Even FS1 host Nick Wright, no stranger to the race card, admitted that people in the media are hesitant to criticize at the risk of someone calling them racist:
The last thing Florio wants is to be called a racist.
In fact, he has spent the past decade trying to build enough equity so that no one can call him a racist with his cartoonish coverage of Colin Kaepernick.
If your QB has been injured over the past seven years, you can rest assured Florio has pressured the team to sign Kaepernick.
Florio's fear of getting caught up in racist crosshairs has been evident this year.
He and his site cover literally every football story that people talk about, on the field or off. He spent a week covering the crazy Chargers lady whom he thought was a paid actor.
Yet Pro Football Talk posted not one story on Deadspin lying about a Chiefs fan wearing blackface at an NFL game last month.
Florio didn't bother writing about the accusation, the truth, the threat of a lawsuit, or that the NFL and Chiefs refused to stand up for an innocent nine-year-old fan falsely accused of racism.
Can you imagine what it would have done for the child, whose parents say is horrified over the accusations, if the leading NFL blogger, which Florio is, had simply printed the truth?
Unfortunately, Florio didn't find the story worth his time.
Nor did he publish a single tweet or article about former Steelers' running back Rashard Mendenhall saying white people do not belong in football and urging the league to adopt segregation.
Mike Florio frequently covers the intersection of race and football. Except when it might result in someone calling him a racist.
So, it'd hardly surprise anyone if Florio calculated that defending himself against Jackson wasn't worth the trouble -- especially when you consider that Jackson, one of the most insecure players in the NFL, clearly wanted to make Florio a story after Monday night.
OutKick asked Mike Florio for comment on this article and if he is afraid to upset Lamar Jackson given the reaction.
He did not provide a comment and pointed us to his coverage of the topic on his website.
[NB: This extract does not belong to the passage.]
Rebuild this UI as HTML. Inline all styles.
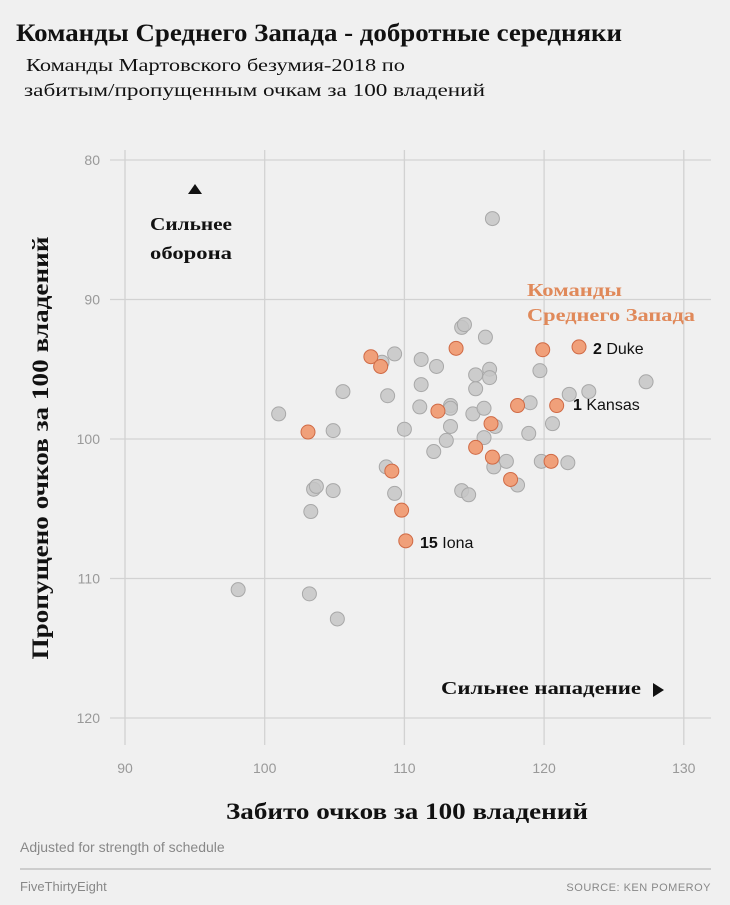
<!DOCTYPE html>
<html><head><meta charset="utf-8"><style>
html,body{margin:0;padding:0;background:#f0f0f0;width:730px;height:905px;overflow:hidden}
svg{display:block}
</style></head><body>
<svg id="chart" width="730" height="905" xmlns="http://www.w3.org/2000/svg">
<rect width="730" height="905" fill="#f0f0f0"/>
<text x="16" y="41" textLength="606" lengthAdjust="spacingAndGlyphs" font-family="Liberation Serif, serif" font-weight="bold" font-size="25" fill="#111">Команды Среднего Запада - добротные середняки</text>
<text x="26" y="71" textLength="379" lengthAdjust="spacingAndGlyphs" font-family="Liberation Serif, serif" font-size="18" fill="#111">Команды Мартовского безумия-2018 по</text>
<text x="24" y="96" textLength="461" lengthAdjust="spacingAndGlyphs" font-family="Liberation Serif, serif" font-size="18" fill="#111">забитым/пропущенным очкам за 100 владений</text>
<g id="grid"></g>
<g id="points"></g>
<text font-family="Liberation Serif, serif" font-weight="bold" font-size="18" fill="#111"><tspan x="150" y="230" textLength="82" lengthAdjust="spacingAndGlyphs">Сильнее</tspan><tspan x="150" y="259" textLength="82" lengthAdjust="spacingAndGlyphs">оборона</tspan></text>
<polygon points="188,194 202,194 195,184" fill="#111"/>
<text x="441" y="694" textLength="200" lengthAdjust="spacingAndGlyphs" font-family="Liberation Serif, serif" font-weight="bold" font-size="18" fill="#111">Сильнее нападение</text>
<polygon points="653,683 653,697 664,690" fill="#111"/>
<text font-family="Liberation Serif, serif" font-weight="bold" font-size="18" fill="#e0895a"><tspan x="527" y="296" textLength="95" lengthAdjust="spacingAndGlyphs">Команды</tspan><tspan x="527" y="321" textLength="168" lengthAdjust="spacingAndGlyphs">Среднего Запада</tspan></text>
<text x="593" y="354" font-family="Liberation Sans, sans-serif" font-size="16" fill="#111"><tspan font-weight="bold">2</tspan> Duke</text>
<text x="573" y="410" font-family="Liberation Sans, sans-serif" font-size="16" fill="#111"><tspan font-weight="bold">1</tspan> Kansas</text>
<text x="420" y="548" font-family="Liberation Sans, sans-serif" font-size="16" fill="#111"><tspan font-weight="bold">15</tspan> Iona</text>
<text x="0" y="0" transform="translate(48,448) rotate(-90)" text-anchor="middle" textLength="423" lengthAdjust="spacingAndGlyphs" font-family="Liberation Serif, serif" font-weight="bold" font-size="23" fill="#111">Пропущено очков за 100 владений</text>
<text x="407" y="819" text-anchor="middle" textLength="362" lengthAdjust="spacingAndGlyphs" font-family="Liberation Serif, serif" font-weight="bold" font-size="23" fill="#111">Забито очков за 100 владений</text>
<text x="20" y="852" font-family="Liberation Sans, sans-serif" font-size="14" fill="#888">Adjusted for strength of schedule</text>
<line x1="20" y1="869" x2="711" y2="869" stroke="#aaa" stroke-width="1"/>
<text x="20" y="891" font-family="Liberation Sans, sans-serif" font-size="13" fill="#888">FiveThirtyEight</text>
<text x="711" y="891" text-anchor="end" font-family="Liberation Sans, sans-serif" font-size="11" fill="#888" letter-spacing="0.5">SOURCE: KEN POMEROY</text>
</svg>
<script>
const xTicks=[90,100,110,120,130];
const yTicks=[80,90,100,110,120];
const grayX=[116.3,114.1,114.3,115.8,109.3,108.4,111.2,112.3,116.1,115.1,116.1,105.6,108.8,115.1,111.2,119.7,119.0,121.8,123.2,127.3,101.0,104.9,110.0,111.1,113.3,113.3,114.9,115.7,113.3,112.1,113.0,115.7,116.5,118.9,120.6,119.8,121.7,117.3,118.1,116.4,108.7,109.3,103.5,103.7,104.9,114.1,114.6,103.3,98.1,103.2,105.2];
const grayY=[84.2,92.0,91.8,92.7,93.9,94.5,94.3,94.8,95.0,95.4,95.6,96.6,96.9,96.4,96.1,95.1,97.4,96.8,96.6,95.9,98.2,99.4,99.3,97.7,97.6,97.8,98.2,97.8,99.1,100.9,100.1,99.9,99.1,99.6,98.9,101.6,101.7,101.6,103.3,102.0,102.0,103.9,103.6,103.4,103.7,103.7,104.0,105.2,110.8,111.1,112.9];
const midX=[107.6,108.3,113.7,119.9,122.5,103.1,112.4,116.2,118.1,120.9,115.1,116.3,117.6,109.1,109.8,110.1,120.5];
const midY=[94.1,94.8,93.5,93.6,93.4,99.5,98.0,98.9,97.6,97.6,100.6,101.3,102.9,102.3,105.1,107.3,101.6];
const NS='http://www.w3.org/2000/svg';
const xs=v=>125+(v-90)*13.97;
const ys=v=>160+(v-80)*13.95;
const grid=document.getElementById('grid');
const pts=document.getElementById('points');
function mk(tag,attrs,parent){const e=document.createElementNS(NS,tag);for(const k in attrs)e.setAttribute(k,attrs[k]);parent.appendChild(e);return e;}
xTicks.forEach(t=>{
  const l=mk('line',{x1:xs(t),x2:xs(t),y1:150,y2:745,stroke:'#d2d2d2','stroke-width':1.3},grid);
  
  
  const tx=mk('text',{x:xs(t),y:773,'text-anchor':'middle','font-family':'Liberation Sans, sans-serif','font-size':14,fill:'#999'},grid);
  tx.textContent=t;
  
  
});
yTicks.forEach(t=>{
  const l=mk('line',{x1:110,x2:711,y1:ys(t),y2:ys(t),stroke:'#d2d2d2','stroke-width':1.3},grid);
  
  
  const tx=mk('text',{x:100,y:ys(t)+5,'text-anchor':'end','font-family':'Liberation Sans, sans-serif','font-size':14,fill:'#999'},grid);
  tx.textContent=t;
  
  
});
grayX.forEach((v,i)=>{
  const c=mk('circle',{cx:xs(v),cy:ys(grayY[i]),r:7,fill:'#c6c6c6',stroke:'#a8a8a8','stroke-width':1,'fill-opacity':0.85},pts);
  
  
});
midX.forEach((v,i)=>{
  const c=mk('circle',{cx:xs(v),cy:ys(midY[i]),r:7,fill:'#f0a07a',stroke:'#d06a45','stroke-width':1},pts);
  
  
});
</script>
</body></html>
And we encourage you to read what he says regarding the topic. And see if he ends up apologizing to Aaron Rodgers, Brett Favre, and any other QBs he's "disrespected."
Lamar Jackson is rightfully the MVP frontrunner. He is a top-five QB in the NFL. But he's not immune to criticism or to be picked against.
He is a $260 million player. He needs to grow up and better handle what comes with the spotlight.
Mike Florio didn't owe Jackson an apology for doing his job and having fun with his pick. Yet he bent the knee and begged for forgiveness, anyway.